При определении человечности человека гуманизм в том виде, в каком он оформился в европейском сознании, не только не спрашивает об отношении бытия к человеку; он, по словам Хайдеггера, даже мешает поставить этот вопрос, потому что ввиду своего происхождения из метафизики не знает и не понимает его. Хайдеггер спрашивает: стоим ли мы на верном пути к сущности человека, пока отграничиваем человека как живое существо от растения, от зверя и от Бога? Как полагает Хайдеггер, высшие гуманистические определения человеческого существа еще не добирают до подлинного достоинства человека. Да и техника, по мнению немецкого философа, есть в своем существе бытийно-историческая судьба покоящейся в забвении истины бытия.
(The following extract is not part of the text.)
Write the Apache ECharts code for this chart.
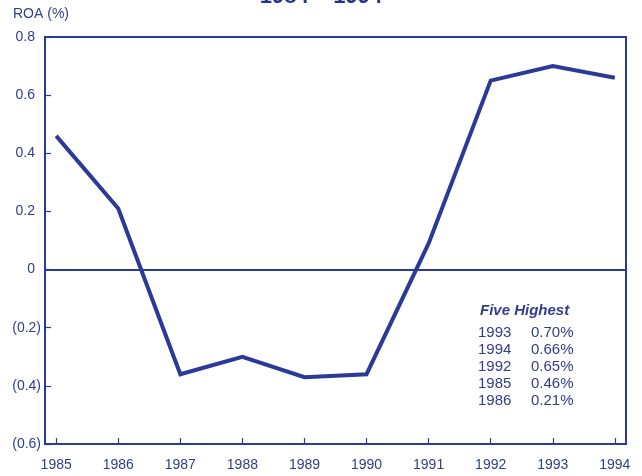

Эволюция гуманизма показывает, что стремление многих европейских религиозных философов соединить христианство и гуманизм, — а такого рода концепции содержатся в текстах, помещенных в сборнике, — натолкнулось на определенные трудности. Как подчеркивает Ю.Н. Давыдов, дело именно в том, что возрожденческий гуманизм не имеет сколько-нибудь прочной и глубокой основы ни в христианско-средневековой традиции, ни в раннем христианстве. В обоих случаях гуманизм отличается от христианства ощущением своей «исключительности», из которого вырос и возрожденческий аристократизм, и элитарность более поздних времен [345] .
345
См.: Давыдов Ю.Н. Личность и культура в эпоху крушения буржуазного гуманизма. — В кн.: Личность в XX столетии. М., 1979, с. 94–114.